It's been said that the fear of public speaking is up there with the fear of death. Ironically, the next thing that is thought to happen after death is a gruelling self-promotional presentation, from which the location of the eternal soul is decided. With this in mind, you would think more people would be more keen to practice public speaking while alive. Yet most people avoid public speaking at all costs.
Think back to childhood. When the adults are talking, the children are told to be quiet and not interrupt. ‘Children,’ they say, ‘should be seen and not heard.’ These huge flawless people run the world. They are bigger, stronger, and more important than you. Talking in front of them is a privilege and you have to learn that.
So the first choice as a child is to speak up anyway, so basically stage a rebellion against the adults.
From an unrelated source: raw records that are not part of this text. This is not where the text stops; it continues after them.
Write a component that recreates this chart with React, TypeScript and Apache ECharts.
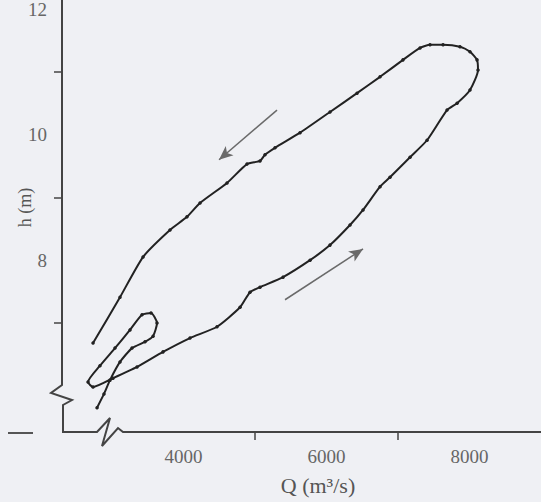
import React, { useEffect, useRef } from "react";
import * as echarts from "echarts";

// Discharge Q (m³/s) and stage h (m) along the hysteresis loop, in drawing order
const dischargeQ = [
  2790, 2887, 2971, 3111, 3279, 3461, 3573, 3629, 3545, 3419, 3251, 3041, 2831, 2664,
  2734, 3013, 3349, 3713, 4090, 4468, 4790, 4929, 5069, 5391, 5769, 6048, 6328, 6510,
  6748, 6887, 7167, 7405, 7685, 7825, 8006, 8118, 8104, 8006, 7866, 7629, 7447, 7307,
  7069, 6748, 6426, 6048, 5629, 5279, 5139, 5069, 4887, 4608, 4230, 4048, 3810, 3433,
  3111, 2734,
];
const stageH = [
  5.65, 5.87, 6.09, 6.38, 6.6, 6.7, 6.79, 7.0, 7.16, 7.13, 6.89, 6.6, 6.32, 6.06,
  5.98, 6.12, 6.3, 6.54, 6.76, 6.94, 7.25, 7.49, 7.57, 7.73, 8.0, 8.24, 8.56, 8.8,
  9.17, 9.32, 9.64, 9.91, 10.39, 10.5, 10.71, 11.03, 11.19, 11.32, 11.4, 11.43, 11.43, 11.38,
  11.19, 10.92, 10.66, 10.36, 10.03, 9.79, 9.68, 9.58, 9.53, 9.23, 8.91, 8.69, 8.48, 8.05,
  7.41, 6.68,
];

// Direction arrows: [fromQ, fromH, toQ, toH]
const fallingArrow = [5307, 10.39, 4496, 9.6];
const risingArrow = [5419, 7.37, 6510, 8.18];

// Axis ticks / labels
const xLabelValues = [4000, 6000, 8000];
const xTickValues = [5000, 7000];
const yLabelValues = [8, 10, 12];
const yTickValues = [7, 9, 11];

export default function App() {
  const ref = useRef<HTMLDivElement>(null);

  useEffect(() => {
    if (!ref.current) return;
    const chart = echarts.init(ref.current, undefined, { renderer: "svg" });
    const data = dischargeQ.map((q, i) => [q, stageH[i]]);
    const axisColor = "#444";
    const font = "Liberation Serif";

    chart.setOption({
      animation: false,
      backgroundColor: "#eff0f4",
      grid: { left: 62, right: 1, top: 9, bottom: 70, containLabel: false, outerBoundsMode: "none" },
      xAxis: {
        type: "value",
        min: 2300,
        max: 8985,
        name: "Q (m³/s)",
        nameLocation: "middle",
        nameGap: 42,
        nameMoveOverlap: false,
        nameTextStyle: { fontFamily: font, fontSize: 22, color: "#555", padding: [0, 0, 0, 34] },
        axisLine: { show: false },
        splitLine: { show: false },
        axisTick: {
          show: true,
          inside: false,
          customValues: xTickValues,
          length: 8,
          lineStyle: { color: axisColor, width: 1.5 },
        },
        axisLabel: {
          customValues: xLabelValues,
          formatter: (v: number) => String(v),
          margin: 15,
          fontFamily: font,
          fontSize: 19,
          color: "#666",
        },
      },
      yAxis: {
        type: "value",
        min: 5.264,
        max: 12,
        name: "h (m)",
        nameLocation: "middle",
        nameRotate: 90,
        nameGap: 28,
        nameMoveOverlap: false,
        nameTextStyle: { fontFamily: font, fontSize: 18, color: "#555", padding: [0, 0, 0, 26] },
        axisLine: { show: false },
        splitLine: { show: false },
        axisTick: {
          show: true,
          inside: false,
          customValues: yTickValues,
          length: 8,
          lineStyle: { color: axisColor, width: 1.5 },
        },
        axisLabel: {
          customValues: yLabelValues,
          formatter: (v: number) => String(v),
          margin: 15,
          fontFamily: font,
          fontSize: 19,
          color: "#666",
        },
      },
      graphic: [
        {
          type: "polyline",
          silent: true,
          shape: {
            points: [
              [62, 0], [62, 385], [51, 393], [72, 400], [63, 405], [63, 432],
              [97, 432], [110, 418], [102, 446], [118, 428], [123, 432], [541, 432],
            ],
          },
          style: { stroke: axisColor, lineWidth: 2, fill: "none" },
        },
        {
          type: "line",
          silent: true,
          shape: { x1: 8, y1: 433, x2: 33, y2: 433 },
          style: { stroke: "#555", lineWidth: 2 },
        },
      ],
      series: [
        {
          type: "line",
          data,
          smooth: 0.2,
          symbol: "circle",
          symbolSize: 3.5,
          showAllSymbol: true,
          lineStyle: { color: "#222", width: 2 },
          itemStyle: { color: "#222" },
          emphasis: { disabled: true },
          markLine: {
            silent: true,
            symbol: ["none", "arrow"],
            symbolSize: [9, 14],
            label: { show: false },
            lineStyle: { color: "#6a6a6a", width: 1.5, type: "solid" },
            data: [
              [
                { coord: [fallingArrow[0], fallingArrow[1]] },
                { coord: [fallingArrow[2], fallingArrow[3]] },
              ],
              [
                { coord: [risingArrow[0], risingArrow[1]] },
                { coord: [risingArrow[2], risingArrow[3]] },
              ],
            ],
          },
        },
      ],
    });

    return () => chart.dispose();
  }, []);

  return (
    <div
      ref={ref}
      style={{ position: "fixed", left: 0, top: 0, width: 541, height: 502 }}
    />
  );
}
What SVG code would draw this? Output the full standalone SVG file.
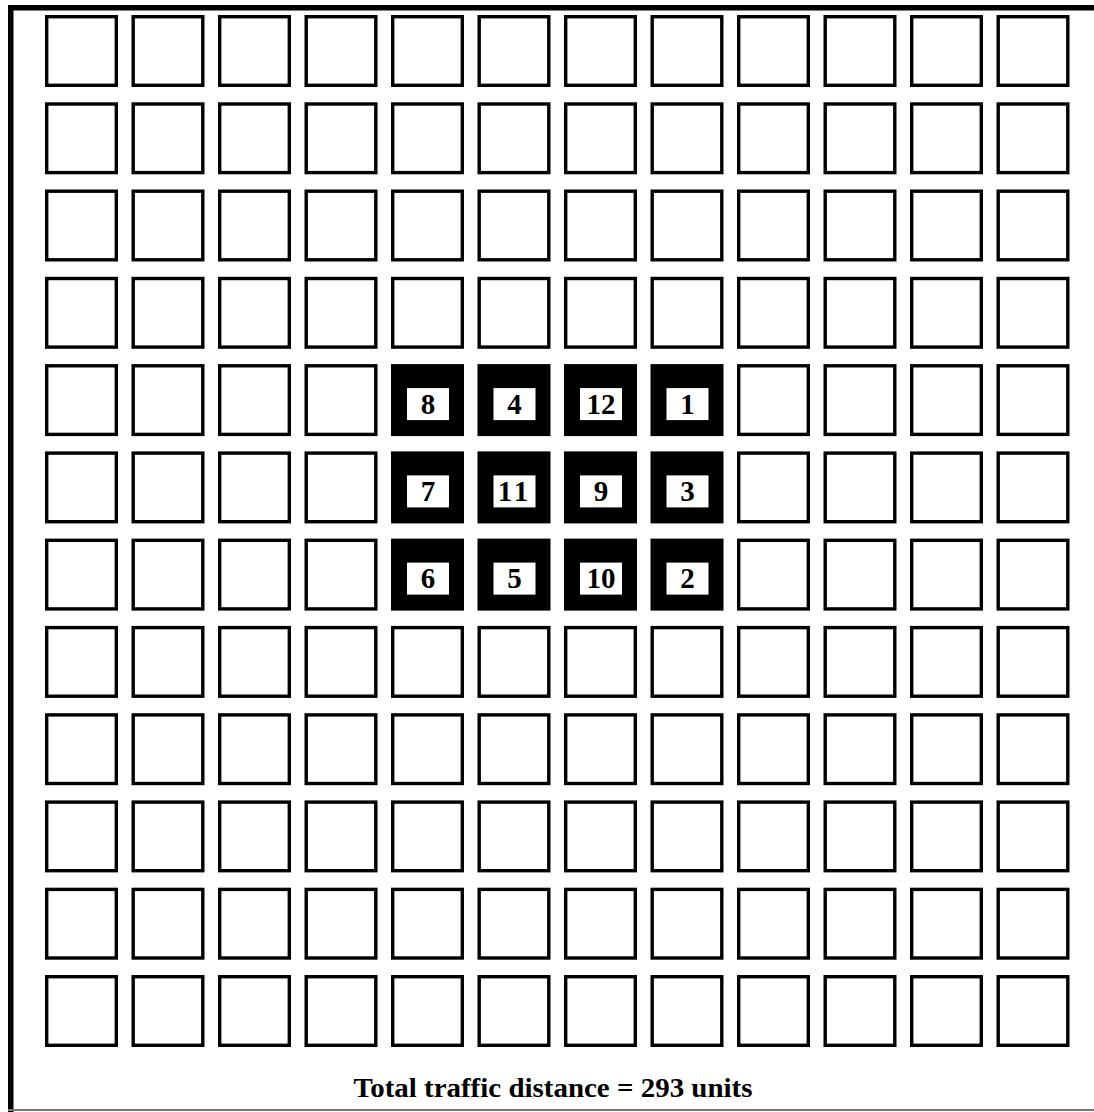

As a small child this can be extremely daunting, and besides the adults are the ones who decide whether or not you get chocolate, so it’s definitely not worth the risk.
The other choice is to wait until the adults give you permission to talk. It’s a family dinner and the adults are getting bored of talking to each other and all of a sudden the limelight is on you. “Child, get up in front of all us adults and tell us what you have been doing at school”. This is a big moment! After being told to be quiet for so long, all of a sudden you have to satisfy them with an entertaining school-based impro set. No pressure.
The next day you are sitting in class talking quietly with a friend about something that is a lot more interesting than what the lesson is about. The big adult in the front of the class notices and shouts to you, “If that is so interesting, get up and tell the rest of the class!” Although this is an obvious trap, what can you do? The adult has spoken, now get up and do what you are told. Perform, monkey!
So, it’s little surprise that later in life people are apprehensive about public speaking. We are conditioned to think of it as a big, scary, and important thing that we have to get right. Given the choice most adults therefore avoid it and only give it a go when they are formally expected to such as being a best man and reading out a brilliant comedic and poetic speech downloaded from the Internet.
A little attitude adjustment and change in strategy can make a big difference. Start off by treating public speaking as you do with any other activity that you are new at. Seldom do people participate in Formula 1 driving when they are on their learners drivers license. Have realistic expectations about how good you need to be at first, because if you expect yourself to be perfect then that’s just setting yourself up for failure.
Get in the habit of putting yourself in positions where you are likely to fail. It will be a while before you are a brilliant speaker, so the sooner you get used to getting it wrong and realise that’s not so bad, the quicker you can get on with focusing on improving.
And don’t try to get good at everything at once. When planning your next talk, pick a single aspect of the performance to focus on. Maybe just focus on how you use your hands, your voice, or timing. Trying to improve too many things at once adds too much pressure so don’t set it up to be so difficult. Small improvements add up to big ones if you stick at it.